Some U.S. parishes left and placed themselves under the jurisdiction of African bishops who oppose the move.

Robinson's appointment was supported by Katharine Jefferts Schori, the presiding bishop in the United States and the first woman to head a national Anglican church.

In some of the most prominent defections, the Falls Church and Truro Church, both in Virginia, voted to break away last year and affiliate with the Anglican Church of Nigeria, led by Archbishop Peter Akinola.

The two Virginia churches also voted to keep their property, said to be worth at least $25 million.

About 6,000 people worship at the churches, whose roots go to colonial times. George Washington, the first U.S. president, and his father served on the vestry at Truro Church.

"Property of all sorts held by parishes is held and must be used for the mission of the Episcopal Church," Jefferts Schori said. "We cannot abrogate our interest in such property."

OLD PRECEDENT

Congregations cannot unilaterally leave, she said, and centuries-old precedent prevents bishops from poaching in a diocese other than their own, the way African bishops sympathetic to the dissidents have done.

The Diocese of Virginia declared the properties of the two churches and nine others that defected to be "abandoned" and banned two dozen clergy members from their ministry.

Diocese spokesman Patrick Getlein said eight of the churches had filed civil court actions to retain the properties but that church law clearly shows the diocese owns not only the land and buildings but also their contents.

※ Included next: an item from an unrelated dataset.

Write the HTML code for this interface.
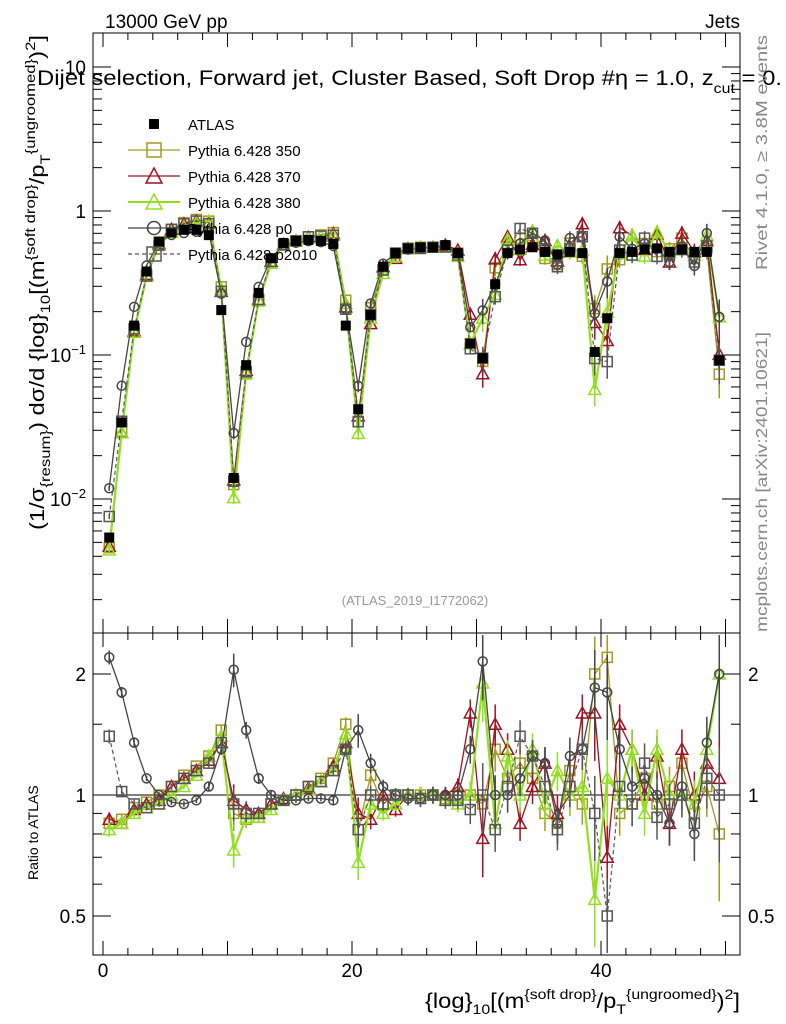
<!DOCTYPE html>
<html><head><meta charset="utf-8"><style>
body{margin:0;background:#fff;}
svg{display:block;font-family:"Liberation Sans",sans-serif;}
</style></head><body>
<svg id="c" width="786" height="1024" viewBox="0 0 786 1024">
<rect x="0" y="0" width="786" height="1024" fill="#fff"/>
<text x="105" y="28" font-size="19">13000 GeV pp</text>
<text x="740" y="28" font-size="19" text-anchor="end">Jets</text>
<text x="37" y="85" font-size="21" textLength="745" lengthAdjust="spacingAndGlyphs">Dijet selection, Forward jet, Cluster Based, Soft Drop #η = 1.0, z<tspan font-size="14" dy="8">cut</tspan><tspan dy="-8"> = 0.</tspan></text>
<text transform="translate(767,270) rotate(-90)" font-size="16" fill="#888" textLength="235" lengthAdjust="spacingAndGlyphs">Rivet 4.1.0, ≥ 3.8M events</text>
<text transform="translate(767,632) rotate(-90)" font-size="16" fill="#888" textLength="300" lengthAdjust="spacingAndGlyphs">mcplots.cern.ch [arXiv:2401.10621]</text>
<text x="415" y="605" font-size="13" fill="#999" text-anchor="middle">(ATLAS_2019_I1772062)</text>
<text transform="translate(44,530) rotate(-90)" font-size="20" textLength="495" lengthAdjust="spacingAndGlyphs">(1/σ<tspan font-size="14" dy="6">{resum}</tspan><tspan dy="-6">) dσ/d {log}</tspan><tspan font-size="14" dy="6">10</tspan><tspan dy="-6">[(m</tspan><tspan font-size="14" dy="-9">{soft drop}</tspan><tspan dy="9">/p</tspan><tspan font-size="14" dy="6">T</tspan><tspan font-size="14" dy="-15">{ungroomed}</tspan><tspan dy="9">)</tspan><tspan font-size="14" dy="-9">2</tspan><tspan dy="9">]</tspan></text>
<text transform="translate(38,880) rotate(-90)" font-size="14" text-anchor="start">Ratio to ATLAS</text>
<text x="740" y="1008" font-size="21" text-anchor="end" textLength="315" lengthAdjust="spacingAndGlyphs">{log}<tspan font-size="14" dy="6">10</tspan><tspan dy="-6">[(m</tspan><tspan font-size="14" dy="-9">{soft drop}</tspan><tspan dy="9">/p</tspan><tspan font-size="14" dy="6">T</tspan><tspan font-size="14" dy="-15">{ungroomed}</tspan><tspan dy="9">)</tspan><tspan font-size="14" dy="-9">2</tspan><tspan dy="9">]</tspan></text>
<g id="plot"></g>
</svg>
<script>
const atlas=[0.0054,0.034,0.16,0.38,0.61,0.71,0.74,0.74,0.68,0.205,0.014,0.085,0.27,0.47,0.6,0.62,0.63,0.62,0.59,0.16,0.042,0.19,0.41,0.51,0.55,0.56,0.56,0.58,0.51,0.12,0.095,0.31,0.51,0.54,0.56,0.52,0.5,0.52,0.51,0.105,0.18,0.51,0.52,0.54,0.55,0.52,0.54,0.52,0.52,0.092];
const ratioP0=[2.2,1.8,1.35,1.1,1.0,0.96,0.95,0.97,1.05,1.3,2.05,1.45,1.1,1.0,0.97,0.97,0.98,0.98,0.97,1.3,1.45,1.2,1.05,1.0,0.98,0.98,1.0,1.0,1.0,1.3,2.15,1.0,1.0,1.1,1.25,1.2,0.85,1.25,1.3,1.85,1.8,1.3,1.05,1.1,1.0,0.85,1.05,0.8,1.35,2.0];
const ratioP2010=[1.4,1.02,0.95,0.93,0.95,1.05,1.1,1.15,1.2,1.35,0.95,0.9,0.9,0.95,0.97,1.0,1.05,1.08,1.15,1.3,0.82,1.0,0.95,1.0,1.0,0.98,1.0,0.97,0.97,0.92,1.0,0.82,1.05,1.4,1.25,1.05,0.82,1.05,1.3,0.9,0.5,1.05,0.95,1.2,0.88,0.95,1.0,0.85,1.1,1.0];
const ratio350=[0.85,0.87,0.93,0.96,1.0,1.05,1.12,1.18,1.25,1.45,0.9,0.87,0.88,0.95,0.97,1.0,1.05,1.1,1.2,1.5,0.82,1.12,0.95,1.0,1.0,1.0,1.0,0.98,1.0,1.0,0.95,1.3,1.1,1.2,1.1,0.9,0.85,1.15,0.95,2.0,2.2,0.9,0.95,1.1,0.95,1.05,1.2,0.9,1.05,0.8];
const ratio370=[0.87,0.85,0.92,0.95,0.97,1.05,1.1,1.15,1.22,1.35,0.97,0.92,0.9,0.95,0.98,1.0,1.04,1.08,1.18,1.35,0.9,0.87,1.0,0.92,1.0,1.0,1.0,1.0,1.05,1.6,0.78,1.5,1.3,0.85,1.05,1.2,0.9,1.0,1.6,1.6,0.7,1.5,1.3,1.0,1.25,0.85,1.3,1.0,1.2,1.1];
const ratio380=[0.82,0.85,0.9,0.93,0.95,1.0,1.05,1.12,1.25,1.4,0.73,0.88,0.88,0.92,0.97,1.0,1.03,1.08,1.15,1.42,0.68,0.95,0.9,0.95,1.0,1.0,1.0,0.97,0.95,1.0,1.9,0.85,1.25,1.0,1.3,0.95,1.15,1.0,1.05,0.55,1.1,1.0,1.3,0.9,1.3,1.0,1.0,0.95,1.3,2.0];
const errFrac=[0.05,0.04,0.03,0.02,0.02,0.02,0.02,0.02,0.03,0.04,0.12,0.06,0.04,0.03,0.02,0.02,0.02,0.02,0.03,0.05,0.12,0.07,0.05,0.05,0.05,0.06,0.06,0.06,0.06,0.1,0.25,0.15,0.12,0.12,0.12,0.12,0.14,0.14,0.14,0.3,0.3,0.15,0.15,0.15,0.15,0.15,0.15,0.18,0.2,0.4];
const xTickLabels=[0,20,40];
const mainTickLabels=[[1,"1"],[0.1,"10<tspan font-size='13' dy='-8'>−1</tspan>"],[0.01,"10<tspan font-size='13' dy='-8'>−2</tspan>"],[10,"10"]];
const ratioTickLabels=[0.5,1,2];

const NS="http://www.w3.org/2000/svg";
const L=93,R=740,T=33,MB=633,RB=955;
const X=v=>103+12.45*v;
const Ym=v=>211-144*Math.log10(v);
const Yr=v=>795-121*Math.log2(v);
const g=document.getElementById('plot');
function el(tag,attrs,parent){const e=document.createElementNS(NS,tag);for(const k in attrs)e.setAttribute(k,attrs[k]);(parent||g).appendChild(e);return e;}

let f=el('rect',{x:L,y:T,width:R-L,height:MB-T,fill:'none',stroke:'#000','stroke-width':1});


f=el('rect',{x:L,y:MB,width:R-L,height:RB-MB,fill:'none',stroke:'#000','stroke-width':1});


let ln=el('line',{x1:L,x2:R,y1:Yr(1),y2:Yr(1),stroke:'#000'});



for(let v=0;v<=50;v+=2){const big=v%10==0;
 for(const [yb,yt] of [[MB,T],[RB,MB]]){
  el('line',{x1:X(v),x2:X(v),y1:yb,y2:yb-(big?14:7),stroke:'#000'});
  el('line',{x1:X(v),x2:X(v),y1:yt,y2:yt+(big?14:7),stroke:'#000'});
 }}
xTickLabels.forEach(v=>{const t=el('text',{x:X(v),y:977,'font-size':19,'text-anchor':'middle'});t.textContent=v;

});
for(let d=-3;d<=1;d++)for(let m=1;m<10;m++){const v=m*Math.pow(10,d);const y=Ym(v);if(y<T||y>MB)continue;
 const w=m==1?18:9;el('line',{x1:L,x2:L+w,y1:y,y2:y,stroke:'#000'});el('line',{x1:R,x2:R-w,y1:y,y2:y,stroke:'#000'});}
mainTickLabels.forEach(([v,s])=>{const t=el('text',{x:86,y:Ym(v)+7,'font-size':19,'text-anchor':'end'});t.innerHTML=s;

});
[0.5,0.6,0.7,0.8,0.9,1,1.5,2].forEach(v=>{const y=Yr(v);const w=(v==0.5||v==1||v==2)?18:9;
 el('line',{x1:L,x2:L+w,y1:y,y2:y,stroke:'#000'});el('line',{x1:R,x2:R-w,y1:y,y2:y,stroke:'#000'});});
ratioTickLabels.forEach(v=>{for(const [x,a] of [[86,'end'],[748,'start']]){const t=el('text',{x:x,y:Yr(v)+7,'font-size':19,'text-anchor':a});t.textContent=v;

}});

const series=[
 {name:'pythia-350',r:ratio350,col:'#a09a1e',mk:'sq',dash:'',w:1.3},
 {name:'pythia-370',r:ratio370,col:'#a01020',mk:'tri',dash:'',w:1.3},
 {name:'pythia-380',r:ratio380,col:'#90e020',mk:'tri',dash:'',w:2.2},
 {name:'pythia-p0',r:ratioP0,col:'#444',mk:'circ',dash:'',w:1.3},
 {name:'pythia-p2010',r:ratioP2010,col:'#555',mk:'sq',dash:'4,3',w:1.2}];
function marker(mk,x,y,col,parent,s){s=s||5;
 if(mk=='sq')return el('rect',{x:x-s,y:y-s,width:2*s,height:2*s,fill:'none',stroke:col,'stroke-width':1.5},parent);
 if(mk=='tri')return el('polygon',{points:`${x},${y-s-1} ${x-s-1},${y+s} ${x+s+1},${y+s}`,fill:'none',stroke:col,'stroke-width':1.5},parent);
 if(mk=='circ')return el('circle',{cx:x,cy:y,r:s-0.5,fill:'none',stroke:col,'stroke-width':1.5},parent);
 return el('rect',{x:x-s,y:y-s,width:2*s,height:2*s,fill:'#000'},parent);}
const clipR=Y=>Math.max(MB+2,Math.min(RB-2,Y));
series.forEach(s=>{
 const gg=el('g',{});
 
 
 const pm=[],pr=[];
 atlas.forEach((a,i)=>{const v=a*s.r[i];pm.push(X(i+0.5)+','+Ym(v));pr.push(X(i+0.5)+','+clipR(Yr(s.r[i])));});
 el('polyline',{points:pm.join(' '),fill:'none',stroke:s.col,'stroke-width':s.w,'stroke-dasharray':s.dash},gg);
 el('polyline',{points:pr.join(' '),fill:'none',stroke:s.col,'stroke-width':s.w,'stroke-dasharray':s.dash},gg);
 atlas.forEach((a,i)=>{const x=X(i+0.5),v=a*s.r[i],e=errFrac[i]*0.8;
  el('line',{x1:x,x2:x,y1:Ym(v*(1+e)),y2:Ym(v*(1-e)),stroke:s.col,'stroke-width':1.5},gg);
  el('line',{x1:x,x2:x,y1:clipR(Yr(s.r[i]*(1+e))),y2:clipR(Yr(s.r[i]*(1-e))),stroke:s.col,'stroke-width':1.5},gg);
  marker(s.mk,x,Ym(v),s.col,gg);
  const yr=Yr(s.r[i]);if(yr>MB&&yr<RB)marker(s.mk,x,yr,s.col,gg);});
});
const ga=el('g',{});


atlas.forEach((a,i)=>{const x=X(i+0.5);marker('data',x,Ym(a),'#000',ga,5);});

const leg=[['ATLAS','data','#000',''],['Pythia 6.428 350','sq','#a09a1e',''],['Pythia 6.428 370','tri','#a01020',''],['Pythia 6.428 380','tri','#90e020',''],['Pythia 6.428 p0','circ','#444',''],['Pythia 6.428 p2010','sq','#555','4,3']];
leg.forEach((l,i)=>{const y=124+26*i;const lg=el('g',{});
 
 
 if(i>0)el('line',{x1:128,x2:180,y1:y,y2:y,stroke:l[2],'stroke-width':i==3?2:1.3,'stroke-dasharray':l[3]},lg);
 marker(l[1],154,y,l[2],lg,i==0?5:7);
 const t=el('text',{x:188,y:y+6,'font-size':15},lg);t.textContent=l[0];});
</script>
</body></html>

Bishop Peter Lee, head of the diocese, said recently he had tried to find a way forward without resorting to civil courts.

"No longer am I convinced that such an outcome is possible," Lee said.

The diocese cited state law and a diocesan law stating all real and personal property is "held in trust" for the diocese.

"Show me the paper that has the names," responded Jim Pierobon, spokesman for Falls Church and Truro Church, saying no such trust formally exists. "Virginia law doesn't favor denominations -- it favors congregations."

David Virtue, a critic of the Episcopal leadership, said Jefferts Schori is wrong, as cases in California have shown.

"It is not as black and white as she says," Virtue said. "In some dioceses, the bishops have lost. In others, they have won."

Wicks Stephens, chancellor of the Anglican Communion Network, a conservative group within the church that claims to represent about a quarter of a million Episcopalians, said a 1979 U.S. Supreme Court decision made it clear state courts can look at church property disputes.

He said court history shows that a 1979 Episcopal Church law called the Dennis Canon -- which reserves all property for the church -- "is not enforceable, and when properly defended against, it will be defeated in a lawsuit."